_Problem to work on_:
Which lines include the word "this"? Copy each of them.

------------------------------------------------

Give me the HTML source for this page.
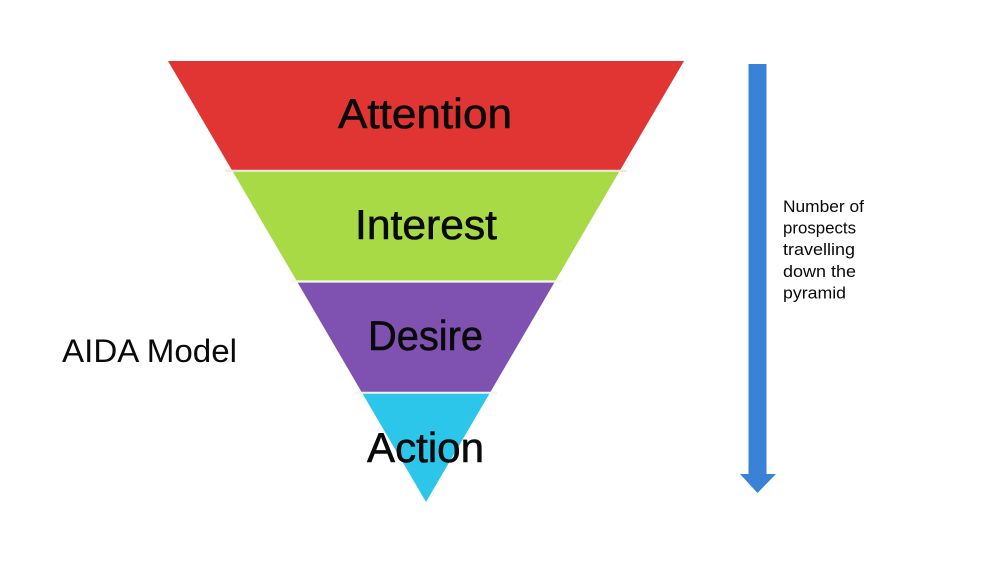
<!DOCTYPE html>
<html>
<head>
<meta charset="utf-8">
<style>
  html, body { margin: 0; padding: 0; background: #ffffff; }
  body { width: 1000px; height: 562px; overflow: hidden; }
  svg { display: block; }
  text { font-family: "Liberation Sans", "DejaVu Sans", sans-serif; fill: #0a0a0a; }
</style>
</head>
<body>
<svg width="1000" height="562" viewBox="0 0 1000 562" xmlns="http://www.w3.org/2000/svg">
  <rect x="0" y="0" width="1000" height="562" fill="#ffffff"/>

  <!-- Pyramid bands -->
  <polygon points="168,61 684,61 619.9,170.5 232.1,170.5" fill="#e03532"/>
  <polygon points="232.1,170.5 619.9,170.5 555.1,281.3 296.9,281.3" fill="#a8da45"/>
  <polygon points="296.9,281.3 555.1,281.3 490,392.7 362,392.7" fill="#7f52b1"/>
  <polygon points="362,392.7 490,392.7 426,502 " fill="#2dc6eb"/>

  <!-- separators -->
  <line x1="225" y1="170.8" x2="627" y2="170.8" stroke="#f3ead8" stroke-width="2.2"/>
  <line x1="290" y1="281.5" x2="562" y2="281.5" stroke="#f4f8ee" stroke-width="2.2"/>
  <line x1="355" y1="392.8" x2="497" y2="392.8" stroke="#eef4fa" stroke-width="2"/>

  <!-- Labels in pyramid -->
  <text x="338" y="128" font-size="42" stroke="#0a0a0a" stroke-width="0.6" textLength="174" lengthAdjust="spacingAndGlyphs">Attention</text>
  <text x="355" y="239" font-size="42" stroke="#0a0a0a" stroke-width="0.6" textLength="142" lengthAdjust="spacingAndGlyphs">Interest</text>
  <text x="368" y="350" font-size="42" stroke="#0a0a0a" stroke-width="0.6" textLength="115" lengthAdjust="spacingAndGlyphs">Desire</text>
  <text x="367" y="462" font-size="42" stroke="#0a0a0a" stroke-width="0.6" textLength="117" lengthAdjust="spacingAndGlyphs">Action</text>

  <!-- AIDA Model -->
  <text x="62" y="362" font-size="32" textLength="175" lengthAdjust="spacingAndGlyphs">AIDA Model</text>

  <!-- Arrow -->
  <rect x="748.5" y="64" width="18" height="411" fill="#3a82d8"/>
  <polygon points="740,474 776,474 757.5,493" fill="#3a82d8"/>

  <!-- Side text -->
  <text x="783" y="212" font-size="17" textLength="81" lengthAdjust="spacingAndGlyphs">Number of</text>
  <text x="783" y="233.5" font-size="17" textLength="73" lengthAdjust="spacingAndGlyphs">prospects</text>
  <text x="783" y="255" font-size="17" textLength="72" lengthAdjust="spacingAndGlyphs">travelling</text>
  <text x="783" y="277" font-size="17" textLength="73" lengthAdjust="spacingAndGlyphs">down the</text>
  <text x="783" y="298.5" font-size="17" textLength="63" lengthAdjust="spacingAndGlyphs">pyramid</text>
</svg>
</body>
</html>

------------------------------------------------

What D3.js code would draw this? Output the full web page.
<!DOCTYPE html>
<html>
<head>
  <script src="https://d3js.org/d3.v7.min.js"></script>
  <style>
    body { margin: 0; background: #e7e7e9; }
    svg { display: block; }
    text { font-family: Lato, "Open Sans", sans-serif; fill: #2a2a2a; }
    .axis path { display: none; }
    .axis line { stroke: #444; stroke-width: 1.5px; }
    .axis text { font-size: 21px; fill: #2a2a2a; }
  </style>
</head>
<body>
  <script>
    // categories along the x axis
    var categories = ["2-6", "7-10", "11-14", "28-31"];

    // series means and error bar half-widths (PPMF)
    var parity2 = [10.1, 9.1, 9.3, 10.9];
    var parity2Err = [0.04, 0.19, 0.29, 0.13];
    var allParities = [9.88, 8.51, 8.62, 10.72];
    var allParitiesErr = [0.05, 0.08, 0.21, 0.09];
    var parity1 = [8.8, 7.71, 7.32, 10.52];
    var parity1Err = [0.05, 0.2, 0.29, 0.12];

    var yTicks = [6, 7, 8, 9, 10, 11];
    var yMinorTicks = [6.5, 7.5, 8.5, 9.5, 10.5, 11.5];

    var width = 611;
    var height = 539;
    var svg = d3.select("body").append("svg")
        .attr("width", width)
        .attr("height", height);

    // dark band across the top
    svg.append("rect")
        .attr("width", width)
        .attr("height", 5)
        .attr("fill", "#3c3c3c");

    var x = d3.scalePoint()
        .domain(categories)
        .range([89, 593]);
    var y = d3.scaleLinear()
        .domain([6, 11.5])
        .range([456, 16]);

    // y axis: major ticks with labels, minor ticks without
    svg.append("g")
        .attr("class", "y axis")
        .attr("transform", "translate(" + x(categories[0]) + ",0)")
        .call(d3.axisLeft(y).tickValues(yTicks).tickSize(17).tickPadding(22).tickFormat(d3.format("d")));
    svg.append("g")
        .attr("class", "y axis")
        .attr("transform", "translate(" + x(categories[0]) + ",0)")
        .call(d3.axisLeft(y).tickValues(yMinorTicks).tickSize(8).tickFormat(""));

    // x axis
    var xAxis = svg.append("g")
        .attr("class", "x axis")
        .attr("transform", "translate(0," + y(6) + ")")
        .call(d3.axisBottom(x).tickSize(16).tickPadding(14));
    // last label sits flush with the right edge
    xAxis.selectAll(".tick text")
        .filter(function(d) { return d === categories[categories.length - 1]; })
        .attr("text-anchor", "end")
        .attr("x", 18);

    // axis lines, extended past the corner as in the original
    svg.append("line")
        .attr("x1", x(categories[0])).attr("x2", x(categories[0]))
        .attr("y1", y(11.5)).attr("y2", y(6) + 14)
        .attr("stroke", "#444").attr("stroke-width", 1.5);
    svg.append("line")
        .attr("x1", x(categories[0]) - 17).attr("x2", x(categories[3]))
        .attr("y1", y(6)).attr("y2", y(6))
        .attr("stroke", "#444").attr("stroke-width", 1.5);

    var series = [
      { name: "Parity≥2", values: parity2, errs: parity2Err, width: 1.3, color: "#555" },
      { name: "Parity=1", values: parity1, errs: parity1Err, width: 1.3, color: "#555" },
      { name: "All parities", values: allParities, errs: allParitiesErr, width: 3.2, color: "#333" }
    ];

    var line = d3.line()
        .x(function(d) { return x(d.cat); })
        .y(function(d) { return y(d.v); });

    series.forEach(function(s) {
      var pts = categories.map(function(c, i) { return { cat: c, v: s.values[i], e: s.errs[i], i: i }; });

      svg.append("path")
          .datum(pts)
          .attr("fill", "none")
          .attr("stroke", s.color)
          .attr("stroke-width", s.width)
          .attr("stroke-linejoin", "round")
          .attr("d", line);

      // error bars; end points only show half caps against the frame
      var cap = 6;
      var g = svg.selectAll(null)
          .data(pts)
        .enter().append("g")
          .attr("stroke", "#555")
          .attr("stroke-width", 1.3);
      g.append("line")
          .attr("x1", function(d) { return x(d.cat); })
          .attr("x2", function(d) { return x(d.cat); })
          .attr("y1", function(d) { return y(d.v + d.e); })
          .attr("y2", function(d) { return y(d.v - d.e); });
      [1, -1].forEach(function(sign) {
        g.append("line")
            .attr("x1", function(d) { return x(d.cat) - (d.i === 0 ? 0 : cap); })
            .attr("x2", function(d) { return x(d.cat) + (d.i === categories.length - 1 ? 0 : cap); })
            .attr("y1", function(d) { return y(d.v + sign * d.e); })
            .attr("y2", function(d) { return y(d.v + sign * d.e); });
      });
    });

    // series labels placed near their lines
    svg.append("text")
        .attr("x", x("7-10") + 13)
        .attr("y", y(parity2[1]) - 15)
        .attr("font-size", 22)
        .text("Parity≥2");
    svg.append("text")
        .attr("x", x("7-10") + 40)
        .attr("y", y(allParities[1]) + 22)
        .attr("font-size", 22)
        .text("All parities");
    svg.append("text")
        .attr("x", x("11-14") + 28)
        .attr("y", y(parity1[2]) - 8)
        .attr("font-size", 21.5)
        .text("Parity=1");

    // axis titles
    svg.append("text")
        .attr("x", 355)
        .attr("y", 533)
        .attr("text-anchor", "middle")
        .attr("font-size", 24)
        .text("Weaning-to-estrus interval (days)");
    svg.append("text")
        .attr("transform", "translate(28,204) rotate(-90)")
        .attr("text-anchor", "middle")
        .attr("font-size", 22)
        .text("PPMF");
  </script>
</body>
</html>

------------------------------------------------

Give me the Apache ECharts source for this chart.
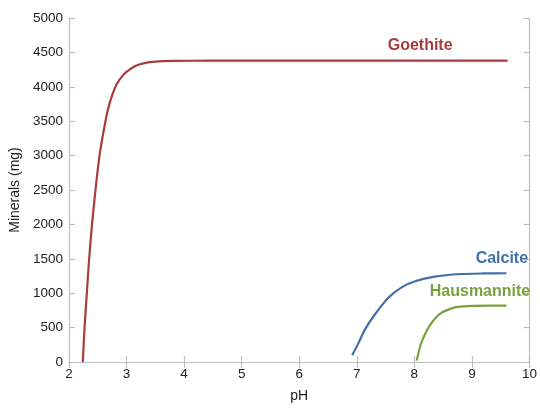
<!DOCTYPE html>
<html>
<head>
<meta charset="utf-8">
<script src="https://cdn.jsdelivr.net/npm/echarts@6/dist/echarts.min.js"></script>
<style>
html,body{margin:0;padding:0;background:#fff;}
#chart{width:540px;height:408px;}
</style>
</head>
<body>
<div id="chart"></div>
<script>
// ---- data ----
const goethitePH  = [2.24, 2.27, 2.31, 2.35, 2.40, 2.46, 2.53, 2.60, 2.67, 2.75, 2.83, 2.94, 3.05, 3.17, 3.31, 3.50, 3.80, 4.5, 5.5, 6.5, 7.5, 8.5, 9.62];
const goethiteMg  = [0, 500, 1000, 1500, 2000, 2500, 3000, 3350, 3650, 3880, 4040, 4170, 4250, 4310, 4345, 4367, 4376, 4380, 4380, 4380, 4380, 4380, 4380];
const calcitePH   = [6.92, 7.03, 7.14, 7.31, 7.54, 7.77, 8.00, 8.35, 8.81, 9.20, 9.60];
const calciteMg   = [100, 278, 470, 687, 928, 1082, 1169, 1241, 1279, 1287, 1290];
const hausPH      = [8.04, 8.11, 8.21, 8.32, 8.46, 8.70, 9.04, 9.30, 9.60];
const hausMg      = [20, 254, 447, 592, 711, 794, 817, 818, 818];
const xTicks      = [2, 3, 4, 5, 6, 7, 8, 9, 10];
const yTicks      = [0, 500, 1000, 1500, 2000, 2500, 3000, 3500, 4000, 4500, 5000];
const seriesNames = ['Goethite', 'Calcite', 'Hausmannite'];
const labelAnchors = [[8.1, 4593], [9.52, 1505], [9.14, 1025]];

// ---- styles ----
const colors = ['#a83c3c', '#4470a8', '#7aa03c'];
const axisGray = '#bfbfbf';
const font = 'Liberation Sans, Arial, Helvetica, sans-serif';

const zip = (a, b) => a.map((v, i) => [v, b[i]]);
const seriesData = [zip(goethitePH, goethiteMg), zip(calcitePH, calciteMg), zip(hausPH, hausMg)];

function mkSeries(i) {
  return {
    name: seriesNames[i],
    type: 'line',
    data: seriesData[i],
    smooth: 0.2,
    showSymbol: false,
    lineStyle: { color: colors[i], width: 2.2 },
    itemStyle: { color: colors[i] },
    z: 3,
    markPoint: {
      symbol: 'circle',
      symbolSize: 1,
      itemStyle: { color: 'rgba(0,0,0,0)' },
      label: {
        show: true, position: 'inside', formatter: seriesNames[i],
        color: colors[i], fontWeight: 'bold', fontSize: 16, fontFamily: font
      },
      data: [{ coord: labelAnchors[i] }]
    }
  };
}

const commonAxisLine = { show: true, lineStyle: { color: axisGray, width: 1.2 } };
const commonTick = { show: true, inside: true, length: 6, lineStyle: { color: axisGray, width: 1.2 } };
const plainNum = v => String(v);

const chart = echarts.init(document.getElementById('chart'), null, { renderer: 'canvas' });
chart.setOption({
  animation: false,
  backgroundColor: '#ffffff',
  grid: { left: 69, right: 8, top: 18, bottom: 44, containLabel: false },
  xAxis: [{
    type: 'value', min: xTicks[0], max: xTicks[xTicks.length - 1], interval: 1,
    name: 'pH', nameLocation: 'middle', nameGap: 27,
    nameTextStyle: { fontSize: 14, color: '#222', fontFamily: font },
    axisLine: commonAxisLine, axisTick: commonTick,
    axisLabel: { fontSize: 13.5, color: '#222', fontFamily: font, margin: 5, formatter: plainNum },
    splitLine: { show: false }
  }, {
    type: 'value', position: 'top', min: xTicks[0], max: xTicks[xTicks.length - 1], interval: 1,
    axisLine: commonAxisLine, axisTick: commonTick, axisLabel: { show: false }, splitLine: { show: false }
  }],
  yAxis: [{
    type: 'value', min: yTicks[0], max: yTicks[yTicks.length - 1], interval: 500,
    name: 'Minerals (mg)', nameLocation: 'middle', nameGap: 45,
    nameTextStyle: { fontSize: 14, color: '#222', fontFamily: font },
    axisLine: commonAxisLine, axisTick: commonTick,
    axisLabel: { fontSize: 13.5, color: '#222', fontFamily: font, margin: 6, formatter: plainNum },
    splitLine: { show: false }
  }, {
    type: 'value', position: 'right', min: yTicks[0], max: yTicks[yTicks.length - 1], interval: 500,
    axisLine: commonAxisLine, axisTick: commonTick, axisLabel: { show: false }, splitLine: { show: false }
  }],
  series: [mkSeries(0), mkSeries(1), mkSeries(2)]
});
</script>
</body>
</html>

------------------------------------------------

_Output_:
Give me the HTML source for this page.
What D3.js code would draw this? Output the full web page.
Give me the Apache ECharts source for this chart.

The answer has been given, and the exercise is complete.